Hot Stage Seperation of Rockets Using Coupled CFD and Flight Mechanics Method

Kurzfassung

This work is to simulate the hot staging of a multistage launch vehicle using numerical methods. Due to the severe flight environment, the staging dynamics of the hot seperation is usually studied through statistical experiments on the ground during developing a rocket. The systematic flight tests are however extremely expensive and with high risk. The hot staging of the three-staged VLM-1 rocket, which is still in development, is studied in this work. A python program has been developed based on DLR TAU-code for the simulation of the hot rocket staging with multiple moving bodies.
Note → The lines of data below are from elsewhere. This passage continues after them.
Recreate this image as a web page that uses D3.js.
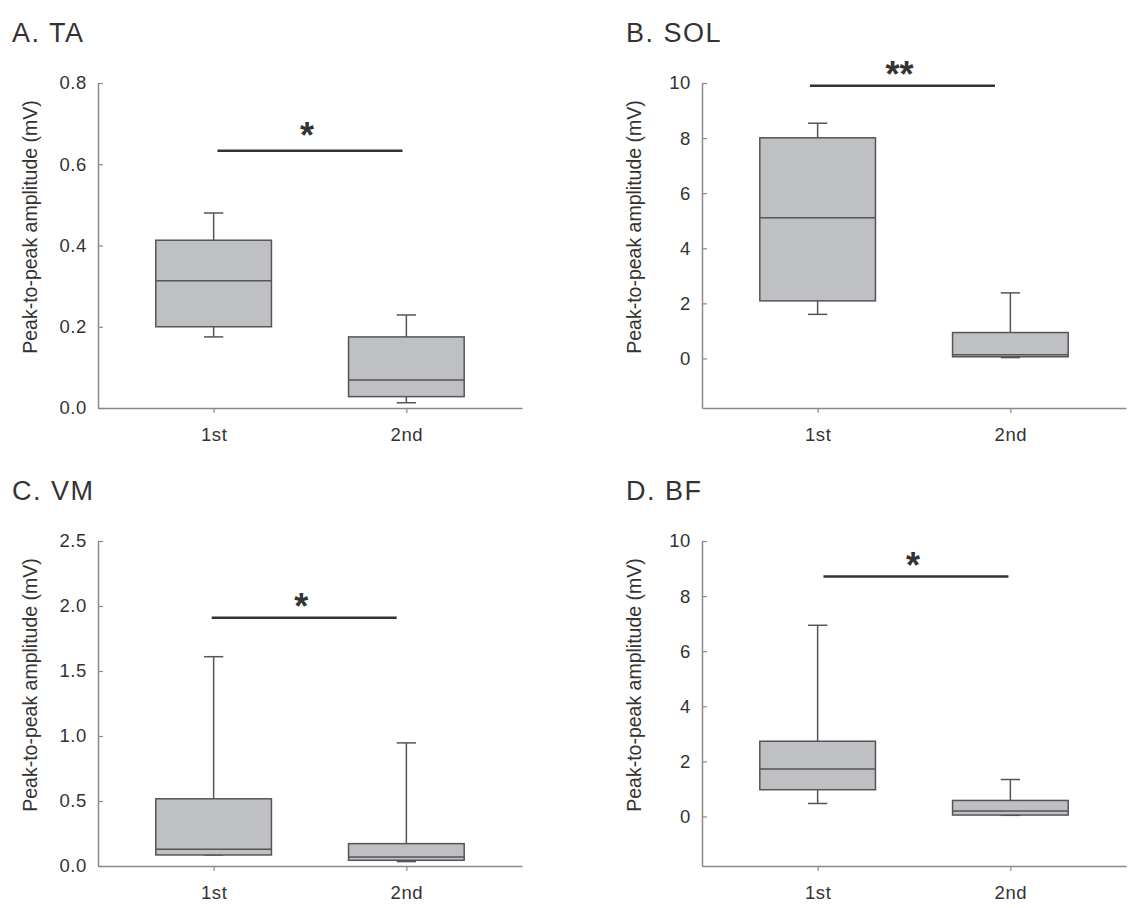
<!DOCTYPE html>
<html>
<head>
<meta charset="utf-8">
<script src="https://cdn.jsdelivr.net/npm/d3@7"></script>
<style>
  body { margin: 0; background: #fff; }
  text { font-family: "Liberation Sans", Arial, sans-serif; fill: #333; }
</style>
</head>
<body>
<div id="chart"></div>
<script>
// panel titles and groups
var panelTitles = ["A. TA", "B. SOL", "C. VM", "D. BF"];
var groups = ["1st", "2nd"];

// box stats: [lower whisker, q1, median, q3, upper whisker]
var taFirst = [0.175, 0.200, 0.313, 0.413, 0.480];
var taSecond = [0.013, 0.028, 0.069, 0.175, 0.229];
var solFirst = [1.60, 2.09, 5.11, 8.01, 8.54];
var solSecond = [0.03, 0.06, 0.13, 0.94, 2.38];
var vmFirst = [0.085, 0.085, 0.128, 0.517, 1.61];
var vmSecond = [0.034, 0.044, 0.069, 0.172, 0.947];
var bfFirst = [0.47, 0.97, 1.72, 2.73, 6.94];
var bfSecond = [0.04, 0.05, 0.20, 0.58, 1.34];

// y axis domains and ticks
var yDomains = [[0, 0.8], [-1.8, 10], [0, 2.5], [-1.8, 10]];
var yTicks = [[0, 0.2, 0.4, 0.6, 0.8], [0, 2, 4, 6, 8, 10], [0, 0.5, 1.0, 1.5, 2.0, 2.5], [0, 2, 4, 6, 8, 10]];
var yFormats = [".1f", "d", ".1f", "d"];

// significance bars: height, x-extent (group units), label
var sigY = [0.633, 9.9, 1.909, 8.71];
var sigX = [[1.02, 1.98], [0.96, 1.92], [0.99, 1.95], [1.03, 1.99]];
var sigLabels = ["*", "**", "*", "*"];

var boxData = [[taFirst, taSecond], [solFirst, solSecond], [vmFirst, vmSecond], [bfFirst, bfSecond]];

var svgWidth = 1131;
var svgHeight = 908;

var svg = d3.select("#chart")
    .append("svg")
    .attr("width", svgWidth)
    .attr("height", svgHeight);

svg.append("rect")
    .attr("width", svgWidth)
    .attr("height", svgHeight)
    .attr("fill", "#fff");

// plot area origin for each panel
var origins = [[98, 83], [702, 83], [98, 541], [702, 541]];
var titlePos = [[12, 42], [626, 42], [12, 500], [626, 500]];
var starLift = [5, 1, 1, 1];
var width = 424;
var height = 325;

var boxFill = "#bfc0c3";
var boxStroke = "#555";
var axisColor = "#8a8a8a";

panelTitles.forEach(function(title, i) {
    svg.append("text")
        .attr("x", titlePos[i][0])
        .attr("y", titlePos[i][1])
        .attr("font-size", "27px")
        .attr("letter-spacing", "1.5px")
        .text(title);

    var g = svg.append("g")
        .attr("transform", `translate(${origins[i][0]}, ${origins[i][1]})`);

    var x = d3.scaleLinear().domain([0.4, 2.6]).range([0, width]);
    var y = d3.scaleLinear().domain(yDomains[i]).range([height, 0]);

    // axes
    var leftAxis = d3.axisLeft(y)
        .tickValues(yTicks[i])
        .tickFormat(d3.format(yFormats[i]))
        .tickSizeInner(-5)
        .tickSizeOuter(0)
        .tickPadding(11);

    var bottomAxis = d3.axisBottom(x)
        .tickValues([1, 2])
        .tickFormat(function(d) { return groups[d - 1]; })
        .tickSizeInner(5)
        .tickSizeOuter(0)
        .tickPadding(9);

    var yAxis = g.append("g").call(leftAxis);
    var xAxis = g.append("g")
        .attr("transform", `translate(0, ${height})`)
        .call(bottomAxis);

    [yAxis, xAxis].forEach(function(ax) {
        ax.select(".domain").attr("stroke", axisColor).attr("stroke-width", 1.5);
        ax.selectAll(".tick line").attr("stroke", axisColor).attr("stroke-width", 1.2);
        ax.selectAll(".tick text")
            .attr("fill", "#333")
            .style("font-family", "'Liberation Sans', Arial, sans-serif")
            .style("font-size", "18.5px")
            .attr("letter-spacing", "0.6px");
    });
    xAxis.selectAll(".tick text").attr("dy", "1em");

    // y label
    g.append("text")
        .attr("transform", "rotate(-90)")
        .attr("x", -144)
        .attr("y", -68)
        .attr("dy", "0.35em")
        .attr("text-anchor", "middle")
        .attr("font-size", "19.5px")
        .text("Peak-to-peak amplitude (mV)");

    // boxes
    var half = 0.3;
    var cap = 0.05;
    boxData[i].forEach(function(s, k) {
        var cx = k + 1;
        var bg = g.append("g");
        // whiskers
        bg.append("line")
            .attr("x1", x(cx)).attr("x2", x(cx))
            .attr("y1", y(s[3])).attr("y2", y(s[4]))
            .attr("stroke", boxStroke).attr("stroke-width", 1.5);
        bg.append("line")
            .attr("x1", x(cx)).attr("x2", x(cx))
            .attr("y1", y(s[1])).attr("y2", y(s[0]))
            .attr("stroke", boxStroke).attr("stroke-width", 1.5);
        [s[0], s[4]].forEach(function(v) {
            bg.append("line")
                .attr("x1", x(cx - cap)).attr("x2", x(cx + cap))
                .attr("y1", y(v)).attr("y2", y(v))
                .attr("stroke", boxStroke).attr("stroke-width", 1.5);
        });
        bg.append("rect")
            .attr("x", x(cx - half))
            .attr("y", y(s[3]))
            .attr("width", x(cx + half) - x(cx - half))
            .attr("height", y(s[1]) - y(s[3]))
            .attr("fill", boxFill)
            .attr("stroke", boxStroke)
            .attr("stroke-width", 1.5);
        bg.append("line")
            .attr("x1", x(cx - half)).attr("x2", x(cx + half))
            .attr("y1", y(s[2])).attr("y2", y(s[2]))
            .attr("stroke", boxStroke).attr("stroke-width", 1.5);
    });

    // significance bar
    g.append("line")
        .attr("x1", x(sigX[i][0])).attr("x2", x(sigX[i][1]))
        .attr("y1", y(sigY[i])).attr("y2", y(sigY[i]))
        .attr("stroke", "#333").attr("stroke-width", 2.5);
    g.append("text")
        .attr("x", (x(sigX[i][0]) + x(sigX[i][1])) / 2 - 3)
        .attr("y", y(sigY[i]) + 2 - starLift[i])
        .attr("text-anchor", "middle")
        .attr("font-size", "36px")
        .attr("font-weight", "bold")
        .text(sigLabels[i]);
});
</script>
</body>
</html>
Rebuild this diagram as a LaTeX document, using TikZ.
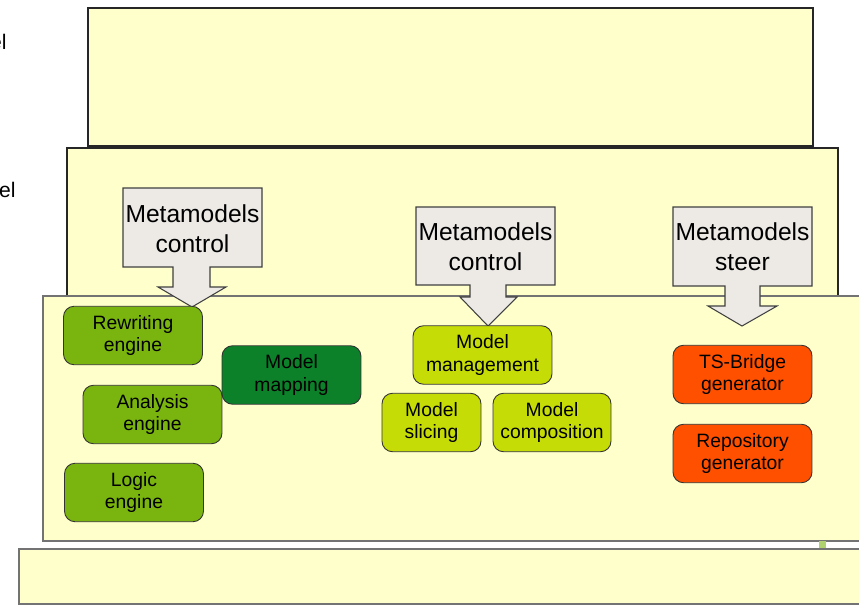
\documentclass[tikz,border=0pt]{standalone}
\usepackage{fontspec}
\setmainfont{Liberation Sans}
\usetikzlibrary{positioning}

\definecolor{layerfill}{HTML}{FFFFCC}
\definecolor{calloutfill}{HTML}{EDEAE6}
\definecolor{enginegreen}{HTML}{7AB40F}
\definecolor{mapgreen}{HTML}{0C812A}
\definecolor{mgmtlime}{HTML}{C6DC06}
\definecolor{genorange}{HTML}{FF5000}

\begin{document}
\begin{tikzpicture}[x=0.02cm,y=-0.02cm,
    layer/.style={fill=layerfill,draw=black!85,line width=0.6pt},
    lowlayer/.style={fill=layerfill,draw=black!55,line width=0.7pt},
    callout/.style={fill=calloutfill,draw=black!75,line width=0.6pt},
    calltext/.style={align=center,font=\fontsize{14}{17}\selectfont},
    box/.style={rounded corners=6pt,draw=black!80,line width=0.5pt,align=center,
        minimum width=2.78cm,minimum height=1.17cm,inner sep=1pt,
        font=\fontsize{11}{13}\selectfont},
    side/.style={font=\fontsize{12}{14}\selectfont,inner sep=0pt}]
    \useasboundingbox (0,0) rectangle (859,605);

    % side labels
    \node[side,anchor=east] (lbla) at (7,42) {el};
    \node[side,anchor=east] (lblb) at (16,190) {el};

    % layers
    \draw[layer] (88,8) rectangle (813,146);
    \draw[layer] (67,148) rectangle (838,296);
    \draw[lowlayer] (43,296) rectangle (864,541);
    \fill[enginegreen!60] (819,541) rectangle (826,549);
    \draw[lowlayer] (19,549) rectangle (864,604);

    % callout arrows
    \draw[callout] (123,188) -- (262,188) -- (262,267) -- (210,267) -- (210,287) -- (226,287)
        -- (192,307) -- (158,287) -- (173,287) -- (173,267) -- (123,267) -- cycle;
    \node[calltext] (ctrla) at (192.5,229) {Metamodels\\control};

    \draw[callout] (416,207) -- (555,207) -- (555,285) -- (506,285) -- (506,297) -- (517,297)
        -- (488,326) -- (460,297) -- (470,297) -- (470,285) -- (416,285) -- cycle;
    \node[calltext] (ctrlb) at (485.5,247) {Metamodels\\control};

    \draw[callout] (673,207) -- (812,207) -- (812,286) -- (760,286) -- (760,306) -- (777,306)
        -- (742,326) -- (708,306) -- (725,306) -- (725,286) -- (673,286) -- cycle;
    \node[calltext] (steer) at (742.5,247) {Metamodels\\steer};

    % engines
    \node[box,fill=enginegreen] (rewrite) at (133,335.5) {Rewriting\\engine};
    \node[box,fill=enginegreen] (analysis) at (152.5,414.5) {Analysis\\engine};
    \node[box,fill=enginegreen] (logic) at (134,492.5) {Logic\\engine};
    \node[box,fill=mapgreen] (mapping) at (291.5,375) {Model\\mapping};

    % model management
    \node[box,fill=mgmtlime] (mgmt) at (482.5,355) {Model\\management};
    \node[box,fill=mgmtlime,minimum width=1.98cm] (slicing) at (431.5,422.5) {Model\\slicing};
    \node[box,fill=mgmtlime,minimum width=2.36cm] (compose) at (552,422.5) {Model\\composition};

    % generators
    \node[box,fill=genorange] (tsbridge) at (742.5,374.5) {TS-Bridge\\generator};
    \node[box,fill=genorange] (repo) at (742.5,453.5) {Repository\\generator};
\end{tikzpicture}
\end{document}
In the simulation, the governing equations of the flow are solved in the arbitrary Lagrangian-Eulerian system, in which the flight mechanics equations and the governing equations can be tightly coupled. Firstly, the aerodynamic effects of the trussed inter-stage structure have been numerically studied. The results show that, the trussed adapter increases the drag but has no significant effects on the lift and the moment of the rocket. Secondly, the modeling of the rocket plume, which is very difficult to be valided with experiment but the most important issue for the hot staging simulation, is discussed in detail. Three plume gas models with different thermochemical levels are evaluated in this work. A two-species-calorically-perfect-gas-model, which compromises well between the computation accuracy and efficiency, is proposed for the 6-DOF staging simulation. Finally, the staging dynamics of VLM-1 is systematically studied with the coupled 6-DOF simulations. The effects of the moving center of mass on the continuing-stage and the different plume gas models are evaluated, as well as the viscous effects. This work achieves the 6-DOF simulation of the hot rocket staging that rarely appears in literatures. Moreover, the crucial problems that dominate the fidelity of the simulation are studied in detail. With the developed method, the hot staging dynamics of VLM-1 can be investigated through numerical simulation, with which the requirements of the wind tunnel test, which is not only expensive but also with limited means, and the high-risk flight test can be significantly reduced.